Not being familiar with Khmer it’s hard to tell what’s going wrong.
It should work, all unicode is supported. Where are you trying to use this character, specifically?
unless … this is another nokogiri bug …
The OP did not say “entity”, and what was referred to is a Unicode character, not a string representing a HTML entity… so unless it is a strange HTML entity, it should work.
@supermathie the thing is that it replaces zero width space to be a space for example here
ប្រទេស កម្ពុជា this one with zero width space
ប្រទេសកម្ពុជា this one with no zero width space
Thanks,
@codinghorror something makes the zero width space becoming a space. do you have any idea?
It is a bug, we will try to find it, in the mean time perhaps you should look at translating Discourse
Hi Sam I just requested for khmer language on Transifex. hope it is approved soon and i can invite my team to work on that.

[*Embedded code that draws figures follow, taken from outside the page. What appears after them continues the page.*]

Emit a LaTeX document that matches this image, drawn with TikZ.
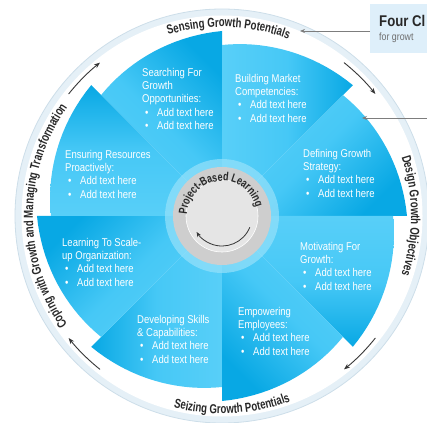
\documentclass[tikz,border=0pt]{standalone}
\usepackage{fontspec}
\setmainfont{Liberation Sans}
\newfontfamily\piecefamily[FakeStretch=0.84]{Liberation Sans}
\newfontfamily\ringfamily[FakeStretch=0.74]{Liberation Sans Bold}
\newfontfamily\titlefamily[FakeStretch=0.85]{Liberation Sans Bold}
\usetikzlibrary{arrows.meta,decorations.text}

\definecolor{pieceLight}{RGB}{88,207,248}
\definecolor{pieceMid}{RGB}{70,200,246}
\definecolor{pieceDark}{RGB}{8,168,228}
\definecolor{ringText}{RGB}{40,40,40}
\definecolor{ringBand}{RGB}{229,240,247}
\definecolor{ringEdge}{RGB}{205,222,233}
\definecolor{hubGrey}{RGB}{206,206,206}
\definecolor{hubLight}{RGB}{229,229,229}
\definecolor{hubHalo}{RGB}{150,225,250}
\definecolor{arrowGrey}{RGB}{55,55,55}
\definecolor{calloutFill}{RGB}{222,239,250}
\definecolor{calloutLine}{RGB}{125,125,125}
\definecolor{subGrey}{RGB}{110,110,110}

\newcommand{\piecefont}{\piecefamily\fontsize{11.3}{13.3}\selectfont}
\newcommand{\ringstyle}{\ringfamily\fontsize{13}{13}\selectfont\color{ringText}}
\newcommand{\hubstyle}{\ringfamily\fontsize{12}{12}\selectfont\color{ringText}}
\newcommand{\pbullet}{\hspace*{3pt}\makebox[12pt][l]{\textbullet}}
\newcommand{\wheelpiece}[1]{%
  \shade[top color=pieceLight, bottom color=pieceDark, middle color=pieceMid, shading angle=#1]
    (0,0) -- plot[domain=0:45, samples=19, variable=\t] ({#1-\t}:{171+14*\t/45}) -- cycle;}

\begin{document}
\begin{tikzpicture}[x=1pt,y=1pt,
  piecetext/.style={font=\piecefont, text=white, align=left, anchor=north west, inner sep=0pt},
  ringarrow/.style={draw=arrowGrey, line width=0.9pt, -{Stealth[length=6pt,width=4.5pt]}},
  hubarrow/.style={draw=arrowGrey, line width=0.8pt, -{Stealth[length=5pt,width=4pt]}},
  calloutarrow/.style={draw=calloutLine, line width=0.8pt, -{Stealth[length=5pt,width=4pt]}},
  ringtext/.style={decorate, decoration={text along path, text align=center, text={|\ringstyle|#1}}}
]
\useasboundingbox (-222,-206) rectangle (205,216);
\clip (-222,-206) rectangle (205,216);

% outer ring
\node[circle, fill=ringBand, draw=ringEdge, line width=0.8pt, minimum size=414pt, inner sep=0pt] (ring) at (0,0) {};
\node[circle, fill=white, minimum size=401pt, inner sep=0pt] (ringInner) at (0,0) {};

% pinwheel pieces
\foreach \a in {135,90,45,0,-45,-90,-135,180} {\wheelpiece{\a}}

% hub
\fill[hubHalo, opacity=0.7] (0,0) circle (57);
\node[circle, fill=hubGrey, minimum size=98pt, inner sep=0pt] (hub) at (0,0) {};
\node[circle, fill=hubLight, draw=white, line width=0.6pt, minimum size=72pt, inner sep=0pt] (hubCore) at (0,0) {};
\path[decorate, decoration={text along path, text align=center, text={|\hubstyle|Project-Based Learning}}]
  (210:35) arc[start angle=210, end angle=-18, radius=35];
\draw[hubarrow] (-22:30) arc[start angle=-22, end angle=-148, radius=30];

% ring texts
\path[ringtext={Sensing Growth Potentials}] (148:189) arc[start angle=148, end angle=28, radius=189];
\path[ringtext={Design Growth Objectives}] (60:189) arc[start angle=60, end angle=-60, radius=189];
\path[ringtext={Coping with Growth and Managing Transformation}] (240:189) arc[start angle=240, end angle=120, radius=189];
\path[ringtext={Seizing Growth Potentials}] (-147:197.5) arc[start angle=-147, end angle=-27, radius=197.5];

% ring arrows
\foreach \c in {135,45,-45,-135} {
  \draw[ringarrow] ({\c+6.5}:196) arc[start angle={\c+6.5}, end angle={\c-6.5}, radius=196];
}

% piece texts
\node[piecetext] (searching) at (-80,148) {Searching For\\Growth\\Opportunities:\\\pbullet Add text here\\\pbullet Add text here};
\node[piecetext] (building) at (13,142) {Building Market\\Competencies:\\\pbullet Add text here\\\pbullet Add text here};
\node[piecetext] (defining) at (81,67) {Defining Growth\\Strategy:\\\pbullet Add text here\\\pbullet Add text here};
\node[piecetext] (motivating) at (78,-26) {Motivating For\\Growth:\\\pbullet Add text here\\\pbullet Add text here};
\node[piecetext] (empowering) at (16,-91) {Empowering\\Employees:\\\pbullet Add text here\\\pbullet Add text here};
\node[piecetext] (developing) at (-85,-99) {Developing Skills\\\& Capabilities:\\\pbullet Add text here\\\pbullet Add text here};
\node[piecetext] (learning) at (-160,-22) {Learning To Scale-\\up Organization:\\\pbullet Add text here\\\pbullet Add text here};
\node[piecetext] (ensuring) at (-157,66) {Ensuring Resources\\Proactively:\\\pbullet Add text here\\\pbullet Add text here};

% callout
\node[fill=calloutFill, minimum width=80pt, minimum height=49pt, anchor=north west, inner sep=0pt] (callout) at (148,212) {};
\node[font=\titlefamily\fontsize{15.5}{15.5}\selectfont, text=ringText, anchor=base west, inner sep=0pt] (calloutTitle) at (157,189) {Four Cl};
\node[font=\piecefamily\fontsize{10.5}{10.5}\selectfont, text=subGrey, anchor=base west, inner sep=0pt] (calloutText) at (157,175) {for growt};
\coordinate (sensingTip) at (78,185);
\coordinate (edgeStart) at (205,98);
\coordinate (definingTip) at (140,98);
\draw[calloutarrow] (callout.west |- sensingTip) -- (sensingTip);
\draw[calloutarrow] (edgeStart) -- (definingTip);
\end{tikzpicture}
\end{document}
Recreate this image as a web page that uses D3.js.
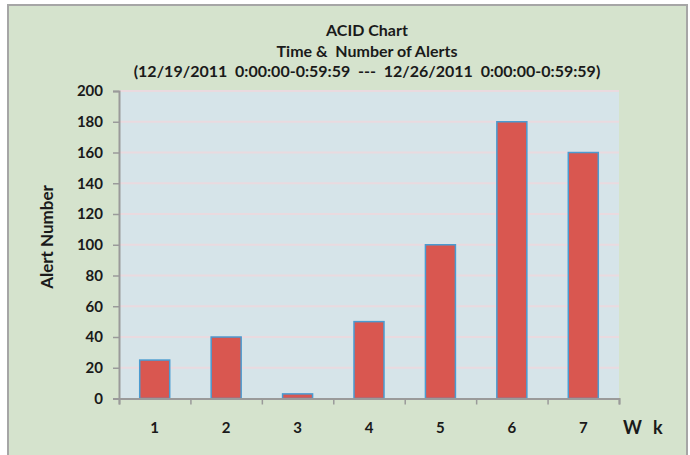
<!DOCTYPE html>
<html lang="en">
<head>
  <meta charset="UTF-8" />
  <script src="https://d3js.org/d3.v7.min.js"></script>
  <title>ACID Chart</title>
  <style>
    body { margin: 0; background: #fff; }
    text { font-family: Lato, "Open Sans", sans-serif; font-weight: bold; fill: #1a1a1a; }
  </style>
</head>
<body>
  <svg width="690" height="455"></svg>
  <script>
    const categories = ["1", "2", "3", "4", "5", "6", "7"];
    const alerts = [25, 40, 3, 50, 100, 180, 160];
    const yTicks = [0, 20, 40, 60, 80, 100, 120, 140, 160, 180, 200];
    const titleLines = [
      "ACID Chart",
      "Time & \u00a0Number of Alerts",
      "(12/19/2011 \u00a00:00:00-0:59:59 \u00a0--- \u00a012/26/2011 \u00a00:00:00-0:59:59)"
    ];

    const svg = d3.select("svg");

    // outer chart box
    svg.append("rect")
      .attr("x", 8).attr("y", 5)
      .attr("width", 679).attr("height", 460)
      .attr("fill", "#d5e3cd")
      .attr("stroke", "#a6a6a6")
      .attr("stroke-width", 2);

    const margin = { top: 91, left: 119 };
    const width = 500;
    const height = 307.5;

    const x = d3.scaleBand()
      .domain(categories)
      .range([0, width])
      .paddingInner(0.58)
      .paddingOuter(0.29);

    const xEdge = d3.scaleLinear()
      .domain([0, categories.length])
      .range([0, width]);

    const y = d3.scaleLinear()
      .domain([0, 200])
      .range([height, 0]);

    const chart = svg.append("g")
      .attr("transform", `translate(${margin.left},${margin.top})`);

    // plot area
    chart.append("rect")
      .attr("width", width).attr("height", height)
      .attr("fill", "#d6e4e9");

    // gridlines
    chart.selectAll(".grid")
      .data(yTicks.filter(d => d > 0))
      .enter()
      .append("line")
      .attr("x1", 0).attr("x2", width)
      .attr("y1", d => y(d)).attr("y2", d => y(d))
      .attr("stroke", "#eadadf")
      .attr("stroke-width", 2);

    // bars
    chart.selectAll(".bar")
      .data(alerts)
      .enter()
      .append("rect")
      .attr("x", (d, i) => x(categories[i]))
      .attr("y", d => y(d))
      .attr("width", x.bandwidth())
      .attr("height", d => height - y(d))
      .attr("fill", "#d95750")
      .attr("stroke", "#4a9bd1")
      .attr("stroke-width", 1.5);

    // y axis
    const yAxis = chart.append("g")
      .call(d3.axisLeft(y).tickValues(yTicks).tickSize(6).tickPadding(10));
    yAxis.select(".domain").attr("stroke", "#9a9a9a").attr("stroke-width", 2);
    yAxis.selectAll(".tick line").attr("stroke", "#9a9a9a").attr("stroke-width", 1.5);
    yAxis.selectAll("text").style("font-size", "15px").attr("fill", "#1a1a1a");

    // x axis line with ticks at category boundaries
    const xAxis = chart.append("g")
      .attr("transform", `translate(0,${height})`)
      .call(d3.axisBottom(xEdge).ticks(categories.length).tickSize(6).tickFormat(""));
    xAxis.select(".domain").attr("stroke", "#9a9a9a").attr("stroke-width", 2);
    xAxis.selectAll(".tick line").attr("stroke", "#9a9a9a").attr("stroke-width", 1.5);

    // category labels
    chart.selectAll(".xlab")
      .data(categories)
      .enter()
      .append("text")
      .attr("x", d => x(d) + x.bandwidth() / 2)
      .attr("y", height + 34)
      .attr("text-anchor", "middle")
      .style("font-size", "15px")
      .text(d => d);

    // "W  k" axis title
    svg.append("text").attr("x", 623).attr("y", 434)
      .style("font-size", "18px").text("W");
    svg.append("text").attr("x", 653).attr("y", 434)
      .style("font-size", "18px").text("k");

    // y axis title
    svg.append("text")
      .attr("transform", "translate(53,237) rotate(-90)")
      .attr("text-anchor", "middle")
      .style("font-size", "17px")
      .text("Alert Number");

    // title
    svg.selectAll(".title")
      .data(titleLines)
      .enter()
      .append("text")
      .attr("x", 367)
      .attr("y", (d, i) => 36 + i * 20.5)
      .attr("text-anchor", "middle")
      .style("font-size", "16px")
      .text(d => d);
  </script>
</body>
</html>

Just making sure @techAPJ sees this ^^
Approved! Thanks for contributing translations.
I am not seeing this bug in our markdown cooking code:
it 'does not strip zero width spaces' do
from = "hi\u{200B}\u{FEFF}there"
cooked = PrettyText.cook(from)
cooked = cooked.gsub(/<[^>]*>/, "")
expect(cooked).to eq from
end
So let me take this one step back, does the preview look right before you post?
@sam Yes sure it works fine in the preview. It just breaks the words after posted.
@sam Any update on this?
I am confused about the repro, in your example:
ប្រទេស កម្ពុជា
has a real space in the raw markdown, I need an example I can work with.
@sam, I was able to replicate the issue this way:
I copied sample from:
and pasted here:
Word Word Word
After each Word you should find one zero-width space (U+200B).
Discourse displayed ‘WordWordWord’ correctly in preview pane (separated with U+200B), but after I posted this, I saw that it got cooked/refreshed and this operation replaced ‘WordWordWord’ with ‘Word Word Word’.
So indeed, Discourse replaces U+200B with real space
AHA I can see why this is happening
@zogstrip added this …
https://github.com/discourse/discourse/commit/f4208ae83fd43e0cdd663d82a73fabfb65f327bb
This is actually a case of us being too smart for our own good. It was added as a system to avoid people “gaming” edits and bypassing rules. However it is totally not really acceptable that we break formatting here, so I patched it with:
https://github.com/discourse/discourse/commit/58c95f64d2887134604b8024afb0d673c48f433f
@sam so how can i fix it? or wait for another release of discourse?
Wait for tests passed to pass and then update your instance if you are on the tests-passed branch which is the default in our configs.